Rio Tinto Alcan said on Wednesday that it has declared force majeure on aluminum output from two of its smelters in Canada due to separate operational and labour issues that have curtailed production at the sites.
The company, a unit of Anglo-Australian mining giant Rio Tinto Group , started slashing production at its Alma smelter in Quebec on Jan. 1, when it locked out more than 750 unionized workers after contract talks broke down.
A spokesman also confirmed that the company has been forced to reduce output from its Shawinigan, Que., smelter due to a circuitry failure. The facility, which can produce 100,000 tonnes of aluminum a year, is now operating at 50 per cent capacity after two of its four smelting cells were halted.
The company, which has already decided to permanently end operations at Shawinigan by December, 2014, has yet to decide on whether it will bring the two idled smelting cells back into production before operations at the facility wind down.
The price of aluminum, used in a wide range of applications from packaging, to cars, airplanes, and electronics, has fallen recently as the euro zone crisis and other economic woes have triggered concerns about global growth and demand for industrial metals.
The London Metal Exchange three-month aluminum price was last indicated at $2,065.10 a tonne, down roughly 16 per cent from a year ago.

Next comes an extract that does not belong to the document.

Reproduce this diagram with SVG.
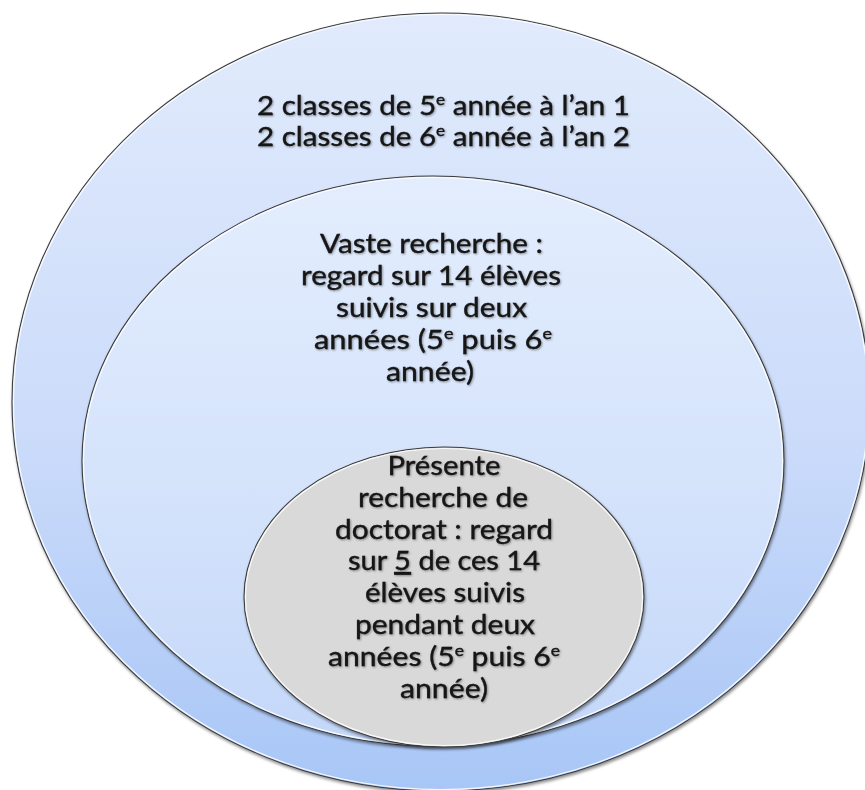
<svg xmlns="http://www.w3.org/2000/svg" width="865" height="790" viewBox="0 0 865 790">
  <defs>
    <linearGradient id="gradOuter" x1="0" y1="0" x2="0" y2="1">
      <stop offset="0" stop-color="#e1ebfc"/>
      <stop offset="0.55" stop-color="#cbdbfa"/>
      <stop offset="1" stop-color="#a8c6f6"/>
    </linearGradient>
    <linearGradient id="gradMiddle" x1="0" y1="0" x2="0" y2="1">
      <stop offset="0" stop-color="#e3edfd"/>
      <stop offset="0.6" stop-color="#d3e2fb"/>
      <stop offset="1" stop-color="#c3d7f9"/>
    </linearGradient>
    <filter id="shapeShadow" x="-10%" y="-10%" width="120%" height="120%">
      <feDropShadow dx="1" dy="2" stdDeviation="1.6" flood-color="#000" flood-opacity="0.45"/>
    </filter>
    <filter id="textShadow" x="-10%" y="-30%" width="120%" height="160%">
      <feGaussianBlur in="SourceAlpha" stdDeviation="1.3" result="blur"/>
      <feOffset in="blur" dx="0.6" dy="0.8" result="off"/>
      <feComponentTransfer in="off" result="soft">
        <feFuncA type="linear" slope="0.4"/>
      </feComponentTransfer>
      <feMerge>
        <feMergeNode in="soft"/>
        <feMergeNode in="SourceGraphic"/>
      </feMerge>
    </filter>
  </defs>
  <style>
    .edge { stroke: #3c3c3c; stroke-width: 1.1; }
    .shine { fill: none; stroke: #ffffff; stroke-width: 1.2; stroke-opacity: 0.85; }
    .label { font-family: Lato, "Liberation Sans", sans-serif; font-size: 27.5px; fill: #141414; stroke: #141414; stroke-width: 0.35; text-anchor: middle; }
    .sup { font-size: 16px; }
  </style>

  <rect width="865" height="790" fill="#ffffff"/>

  <!-- outermost ring: the two classes -->
  <g id="node-classes">
    <ellipse cx="441" cy="402" rx="429" ry="389" fill="url(#gradOuter)" class="edge" filter="url(#shapeShadow)"/>
    <ellipse cx="441" cy="402" rx="427.5" ry="387.5" class="shine"/>
    <g filter="url(#textShadow)">
      <text class="label" x="443.5" y="115" textLength="373" lengthAdjust="spacingAndGlyphs">2 classes de 5<tspan class="sup" dy="-10">e</tspan><tspan dy="10"> année à l’an 1</tspan></text>
      <text class="label" x="443.5" y="146" textLength="373" lengthAdjust="spacingAndGlyphs">2 classes de 6<tspan class="sup" dy="-10">e</tspan><tspan dy="10"> année à l’an 2</tspan></text>
    </g>
  </g>

  <!-- middle ring: the wider study -->
  <g id="node-vaste-recherche">
    <ellipse cx="433" cy="461" rx="351" ry="285" fill="url(#gradMiddle)" class="edge" filter="url(#shapeShadow)"/>
    <ellipse cx="433" cy="461" rx="349.5" ry="283.5" class="shine"/>
    <g filter="url(#textShadow)">
      <text class="label" x="431.5" y="253" textLength="223" lengthAdjust="spacingAndGlyphs">Vaste recherche :</text>
      <text class="label" x="431" y="285" textLength="260" lengthAdjust="spacingAndGlyphs">regard sur 14 élèves</text>
      <text class="label" x="431.5" y="317" textLength="191" lengthAdjust="spacingAndGlyphs">suivis sur deux</text>
      <text class="label" x="433" y="349" textLength="238" lengthAdjust="spacingAndGlyphs">années (5<tspan class="sup" dy="-10">e</tspan><tspan dy="10"> puis 6</tspan><tspan class="sup" dy="-10">e</tspan></text>
      <text class="label" x="430" y="381" textLength="88" lengthAdjust="spacingAndGlyphs">année)</text>
    </g>
  </g>

  <!-- inner disc: the present doctoral study -->
  <g id="node-presente-recherche">
    <ellipse cx="444" cy="597" rx="200" ry="150" fill="#d9d9d9" class="edge" filter="url(#shapeShadow)"/>
    <ellipse cx="444" cy="597" rx="198.5" ry="148.5" class="shine"/>
    <g filter="url(#textShadow)">
      <text class="label" x="444" y="475" textLength="113" lengthAdjust="spacingAndGlyphs">Présente</text>
      <text class="label" x="443" y="507" textLength="170" lengthAdjust="spacingAndGlyphs">recherche de</text>
      <text class="label" x="444" y="539" textLength="218" lengthAdjust="spacingAndGlyphs">doctorat : regard</text>
      <text class="label" x="444" y="570" textLength="192" lengthAdjust="spacingAndGlyphs">sur <tspan text-decoration="underline">5</tspan> de ces 14</text>
      <text class="label" x="445" y="602" textLength="160" lengthAdjust="spacingAndGlyphs">élèves suivis</text>
      <text class="label" x="445" y="634" textLength="180" lengthAdjust="spacingAndGlyphs">pendant deux</text>
      <text class="label" x="444" y="666" textLength="232" lengthAdjust="spacingAndGlyphs">années (5<tspan class="sup" dy="-10">e</tspan><tspan dy="10"> puis 6</tspan><tspan class="sup" dy="-10">e</tspan></text>
      <text class="label" x="444" y="698" textLength="88" lengthAdjust="spacingAndGlyphs">année)</text>
    </g>
  </g>

  <g id="connectors"/>
</svg>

Alma, which is Rio Tinto’s largest wholly owned aluminum smelter, will for now operate at one-third of its 438,000-tonne-a-year capacity, the company said.
The company said on Wednesday that the production cuts had forced it to declare force majeure earlier this week to certain clients that rely on output from the two facilities.
Force majeure is a clause included in contracts that removes liability for natural and unavoidable events that restrict companies from fulfilling their obligations.
Customers that source product from Alma have been told that the labour situation may result in delayed orders and/or extended delivery dates.
Customers of Shawinigan’s output have been informed that Rio may be able to minimize the disruption of orders, if it is able to maintain current production levels from its operational smelting cells at the facility.